The white padding margin between a tag edge and its enclosing square corner is:

\[\delta = \frac{\text{square\_length} - \text{marker\_length}}{2}\]

This means saddle points are outside the tag's physical boundary — they cannot be obtained by interpolating the tag's own corners.

Saddle Prediction via Homography Extrapolation

Each tag stores a \(3 \times 3\) homography mapping canonical coordinates \([-1, 1]^2\) to the tag's image corners. The canonical coordinates of a saddle at board position \((s_x, s_y)\) relative to a tag with top-left corner \((t_x, t_y)\) are:

\[u = \frac{2(s_x - t_x)}{\text{marker\_length}} - 1, \qquad v = \frac{2(s_y - t_y)}{\text{marker\_length}} - 1\]

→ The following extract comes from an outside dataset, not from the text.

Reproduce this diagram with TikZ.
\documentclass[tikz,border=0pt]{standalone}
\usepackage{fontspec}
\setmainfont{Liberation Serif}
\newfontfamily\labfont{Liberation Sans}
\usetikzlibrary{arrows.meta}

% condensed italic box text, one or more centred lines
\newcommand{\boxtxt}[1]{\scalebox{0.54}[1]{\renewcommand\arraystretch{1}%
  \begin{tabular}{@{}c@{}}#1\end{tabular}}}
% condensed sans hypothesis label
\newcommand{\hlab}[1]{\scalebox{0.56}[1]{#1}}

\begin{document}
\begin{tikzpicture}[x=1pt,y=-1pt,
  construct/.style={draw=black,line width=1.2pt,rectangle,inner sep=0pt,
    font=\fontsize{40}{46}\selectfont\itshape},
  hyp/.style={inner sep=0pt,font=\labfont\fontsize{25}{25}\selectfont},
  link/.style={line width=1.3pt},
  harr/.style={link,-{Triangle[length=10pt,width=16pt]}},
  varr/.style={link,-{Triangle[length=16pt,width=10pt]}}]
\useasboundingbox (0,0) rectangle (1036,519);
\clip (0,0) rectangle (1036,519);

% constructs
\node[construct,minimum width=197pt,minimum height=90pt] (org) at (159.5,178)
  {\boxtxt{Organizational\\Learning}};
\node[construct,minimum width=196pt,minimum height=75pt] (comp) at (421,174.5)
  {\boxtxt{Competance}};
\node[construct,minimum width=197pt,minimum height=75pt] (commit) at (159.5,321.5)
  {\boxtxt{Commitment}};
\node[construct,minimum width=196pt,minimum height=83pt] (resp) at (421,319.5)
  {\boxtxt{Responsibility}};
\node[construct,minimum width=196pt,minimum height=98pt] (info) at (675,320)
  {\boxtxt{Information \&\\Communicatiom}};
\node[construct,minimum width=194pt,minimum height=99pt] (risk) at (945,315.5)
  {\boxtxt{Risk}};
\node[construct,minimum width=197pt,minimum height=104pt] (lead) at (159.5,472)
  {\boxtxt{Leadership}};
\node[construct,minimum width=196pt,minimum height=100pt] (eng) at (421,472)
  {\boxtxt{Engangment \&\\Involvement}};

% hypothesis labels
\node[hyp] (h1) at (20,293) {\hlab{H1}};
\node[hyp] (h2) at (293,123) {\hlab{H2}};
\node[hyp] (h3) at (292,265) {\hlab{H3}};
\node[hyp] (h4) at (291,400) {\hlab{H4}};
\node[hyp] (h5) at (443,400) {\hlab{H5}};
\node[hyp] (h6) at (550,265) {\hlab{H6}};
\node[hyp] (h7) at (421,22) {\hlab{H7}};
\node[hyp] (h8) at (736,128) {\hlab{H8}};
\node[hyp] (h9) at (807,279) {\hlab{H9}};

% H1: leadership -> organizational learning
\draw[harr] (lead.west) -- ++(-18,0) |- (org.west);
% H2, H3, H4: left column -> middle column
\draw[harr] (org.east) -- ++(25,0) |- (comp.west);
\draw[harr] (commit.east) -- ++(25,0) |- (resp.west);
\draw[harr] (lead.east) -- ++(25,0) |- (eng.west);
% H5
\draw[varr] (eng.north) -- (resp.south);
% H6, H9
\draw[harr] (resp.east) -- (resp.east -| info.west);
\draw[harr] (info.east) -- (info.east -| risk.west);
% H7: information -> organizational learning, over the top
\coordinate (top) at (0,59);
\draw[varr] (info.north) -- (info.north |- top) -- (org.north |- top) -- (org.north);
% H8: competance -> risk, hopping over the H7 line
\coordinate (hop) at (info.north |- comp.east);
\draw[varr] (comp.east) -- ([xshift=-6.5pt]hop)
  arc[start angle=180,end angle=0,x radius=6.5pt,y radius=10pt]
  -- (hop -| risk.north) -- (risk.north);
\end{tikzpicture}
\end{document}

Because the saddle is at the outer corner of the enclosing square (not the marker), \(|u| > 1\) or \(|v| > 1\) — the homography is evaluated outside its training domain. This is a valid linear extrapolation for the projective model and correctly maps to the saddle's image location.

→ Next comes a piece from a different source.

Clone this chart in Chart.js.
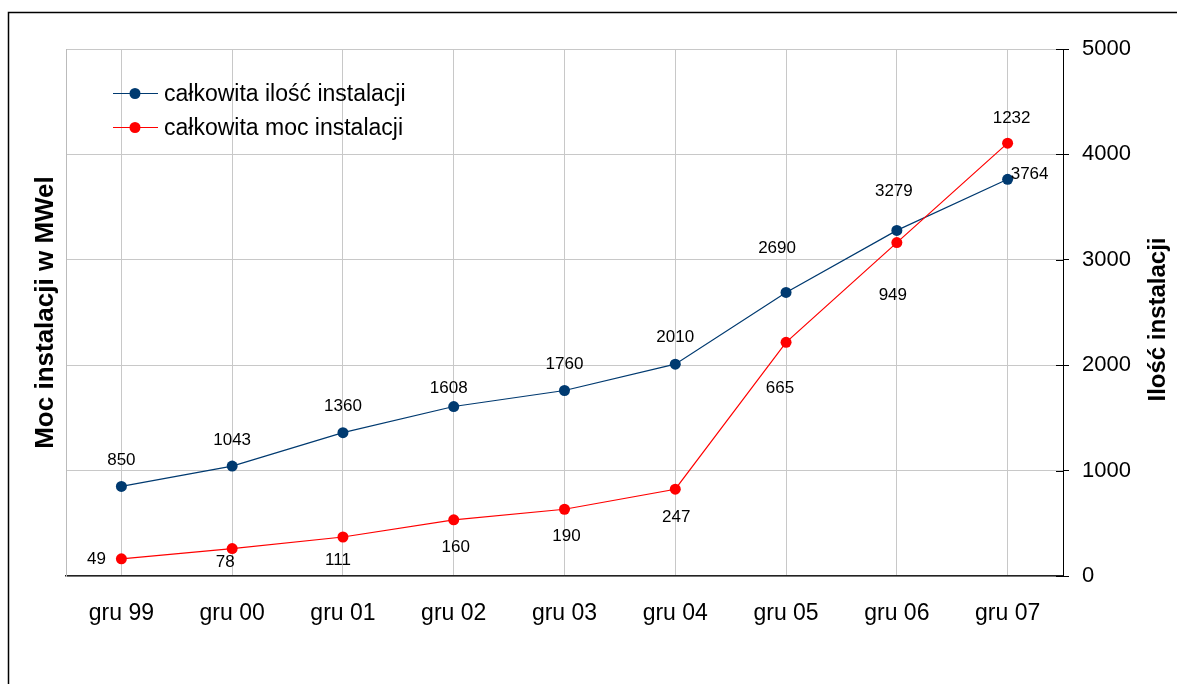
<!DOCTYPE html>
<html>
<head>
<meta charset="utf-8">
<script src="https://cdn.jsdelivr.net/npm/chart.js@4"></script>
<style>
  html, body { margin: 0; padding: 0; background: #fff; }
  #wrap { width: 1177px; height: 684px; position: relative; }
  canvas { display: block; }
</style>
</head>
<body>
<div id="wrap"><canvas id="chart" width="1177" height="684"></canvas></div>
<script>
// Months (December of each year)
const categories = ['gru 99', 'gru 00', 'gru 01', 'gru 02', 'gru 03', 'gru 04', 'gru 05', 'gru 06', 'gru 07'];
// Total number of installations (right axis)
const installCount = [850, 1043, 1360, 1608, 1760, 2010, 2690, 3279, 3764];
// Total installed power in MWel (left axis, 0–1500)
const installPower = [49, 78, 111, 160, 190, 247, 665, 949, 1232];
// Right axis tick values
const countTicks = [0, 1000, 2000, 3000, 4000, 5000];

const FONT = "'Liberation Sans', Arial, sans-serif";
const BLUE = '#003a70';
const RED = '#ff0000';
const GRID = '#c8c8c8';
const RIGHT_TITLE = 'Ilość instalacji';

// Label placement relative to each point (dx, dy)
const labelOffsets = {
  count: [[0, -27], [0, -27], [0, -27], [-5, -19], [0, -27], [0, -28], [-9, -45], [-3, -40], [22, -6]],
  power: [[-25, 0], [-7, 13], [-5, 22], [2, 27], [2, 26], [1, 27], [-6, 45], [-4, 52], [4, -26]]
};

const framePlugin = {
  id: 'frame',
  beforeDraw(chart) {
    const ctx = chart.ctx;
    ctx.save();
    ctx.fillStyle = '#fff';
    ctx.fillRect(0, 0, chart.width, chart.height);
    ctx.strokeStyle = '#000';
    ctx.lineWidth = 1.5;
    ctx.strokeRect(8.5, 12.5, chart.width + 20, chart.height + 20);
    ctx.restore();
  }
};

const innerTicksPlugin = {
  id: 'innerTicks',
  beforeDatasetsDraw(chart) {
    const s = chart.scales.yCount;
    const ctx = chart.ctx;
    const r = chart.chartArea.right;
    ctx.save();
    ctx.strokeStyle = '#000';
    ctx.lineWidth = 1;
    s.ticks.forEach(t => {
      const y = Math.round(s.getPixelForValue(t.value)) + 0.5;
      ctx.beginPath();
      ctx.moveTo(r - 7, y);
      ctx.lineTo(r, y);
      ctx.stroke();
    });
    ctx.restore();
  }
};

// Right axis title, reading bottom to top
const rightTitlePlugin = {
  id: 'rightTitle',
  afterDraw(chart) {
    const ctx = chart.ctx;
    const a = chart.chartArea;
    ctx.save();
    ctx.translate(1158, (a.top + a.bottom) / 2 + 7);
    ctx.rotate(-Math.PI / 2);
    ctx.fillStyle = '#000';
    ctx.font = 'bold 24px ' + FONT;
    ctx.textAlign = 'center';
    ctx.textBaseline = 'middle';
    ctx.fillText(RIGHT_TITLE, 0, 0);
    ctx.restore();
  }
};

const valueLabelsPlugin = {
  id: 'valueLabels',
  afterDatasetsDraw(chart) {
    const ctx = chart.ctx;
    ctx.save();
    ctx.fillStyle = '#000';
    ctx.font = '17px ' + FONT;
    ctx.textAlign = 'center';
    ctx.textBaseline = 'middle';
    chart.data.datasets.forEach((ds, di) => {
      const meta = chart.getDatasetMeta(di);
      const offs = labelOffsets[ds.key];
      meta.data.forEach((pt, i) => {
        const o = offs[i];
        ctx.fillText(String(ds.data[i]), pt.x + o[0], pt.y + o[1] + 1);
      });
    });
    ctx.restore();
  }
};

const legendPlugin = {
  id: 'insideLegend',
  afterDraw(chart) {
    const ctx = chart.ctx;
    ctx.save();
    ctx.font = '23px ' + FONT;
    ctx.textBaseline = 'middle';
    ctx.textAlign = 'left';
    chart.data.datasets.forEach((ds, i) => {
      const y = 93 + i * 34;
      ctx.strokeStyle = ds.borderColor;
      ctx.lineWidth = 1;
      ctx.beginPath();
      ctx.moveTo(113, y + 0.5);
      ctx.lineTo(158, y + 0.5);
      ctx.stroke();
      ctx.fillStyle = ds.pointBackgroundColor;
      ctx.beginPath();
      ctx.arc(135, y + 0.5, 5.5, 0, Math.PI * 2);
      ctx.fill();
      ctx.fillStyle = '#000';
      ctx.fillText(ds.label, 164, y + 2);
    });
    ctx.restore();
  }
};

new Chart(document.getElementById('chart'), {
  type: 'line',
  data: {
    labels: categories,
    datasets: [
      {
        key: 'count',
        label: 'całkowita ilość instalacji',
        data: installCount,
        yAxisID: 'yCount',
        borderColor: BLUE,
        backgroundColor: BLUE,
        pointBackgroundColor: BLUE,
        pointBorderColor: BLUE,
        borderWidth: 1.2,
        pointRadius: 5.5,
        pointBorderWidth: 0,
        tension: 0,
        order: 1
      },
      {
        key: 'power',
        label: 'całkowita moc instalacji',
        data: installPower,
        yAxisID: 'yPower',
        borderColor: RED,
        backgroundColor: RED,
        pointBackgroundColor: RED,
        pointBorderColor: RED,
        borderWidth: 1.2,
        pointRadius: 5.5,
        pointBorderWidth: 0,
        tension: 0,
        order: 0
      }
    ]
  },
  options: {
    responsive: false,
    animation: false,
    devicePixelRatio: 1,
    layout: { padding: { top: 49, left: 0, right: 0, bottom: 0 } },
    plugins: {
      legend: { display: false },
      tooltip: { enabled: false }
    },
    scales: {
      x: {
        type: 'category',
        offset: true,
        grid: { offset: false, color: GRID, drawTicks: false },
        border: { color: '#222', width: 1.5 },
        ticks: { color: '#000', font: { family: FONT, size: 23 }, padding: 24, maxRotation: 0, autoSkip: false },
        afterFit(s) { s.height = 108; }
      },
      yPower: {
        position: 'left',
        min: 0,
        max: 1500,
        ticks: { display: false },
        grid: { drawOnChartArea: false, drawTicks: false },
        border: { color: '#bbbbbb' },
        title: {
          display: true,
          text: 'Moc instalacji w MWel',
          color: '#000',
          font: { family: FONT, size: 26, weight: 'bold' },
          padding: { top: 30, bottom: 0 }
        },
        afterFit(s) { s.width = 66; }
      },
      yCount: {
        position: 'right',
        min: 0,
        max: 5000,
        afterBuildTicks(s) { s.ticks = countTicks.map(v => ({ value: v })); },
        ticks: {
          color: '#000',
          font: { family: FONT, size: 22 },
          padding: 13,
          callback: v => String(v)
        },
        grid: { color: GRID, tickColor: '#000', tickLength: 6 },
        border: { color: '#000' },
        afterFit(s) { s.width = 114; }
      }
    }
  },
  plugins: [framePlugin, innerTicksPlugin, valueLabelsPlugin, legendPlugin, rightTitlePlugin]
});
</script>
</body>
</html>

The predicted image coordinates are:

\[\begin{bmatrix} x_h \\ y_h \\ w_h \end{bmatrix} = \mathbf{H} \begin{bmatrix} u \\ v \\ 1 \end{bmatrix}, \qquad (p_x, p_y) = (x_h / w_h, \; y_h / w_h)\]

Gauss-Newton Saddle Refinement

Starting from the predicted position, a Gauss-Newton iteration drives the gradient to zero using the structure tensor as a surrogate Hessian. This is the standard sub-pixel saddle localization technique (Harris/Shi-Tomasi variant):

\[\mathbf{p}^{(k+1)} = \mathbf{p}^{(k)} - \mathbf{S}^{-1}(\mathbf{p}^{(k)}) \, \nabla I(\mathbf{p}^{(k)})\]

where the structure tensor \(\mathbf{S}\) is accumulated over a \(\text{radius} \times \text{radius}\) window using 3×3 Sobel kernels:

\[\mathbf{S} = \sum_{\mathbf{q} \in \mathcal{W}} \begin{bmatrix} g_x^2 & g_x g_y \\ g_x g_y & g_y^2 \end{bmatrix}\bigg|_\mathbf{q}\]

Convergence is declared after at most 5 iterations. A saddle is rejected if:

  • \(\|\mathbf{p}^{(k+1)} - \mathbf{p}^{(0)}\| > \text{max\_drift\_px}\) (default 5.0 px), or
  • \(\det(\mathbf{S}) < 10^{-3}\) (degenerate, non-corner region).

LO-RANSAC + AW-LM

Accepted saddles feed RobustPoseSolver with group_size=1 (each saddle is independent). The solver runs LO-RANSAC followed by anisotropically-weighted Levenberg-Marquardt using the inverse structure tensor as the per-point information matrix. Returns None if fewer than 4 saddles survive.

Memory model: all scratch buffers (img, obj, info, seeds, seen, touched) are pre-allocated in CharucoRefiner::new(). estimate() performs zero heap allocations.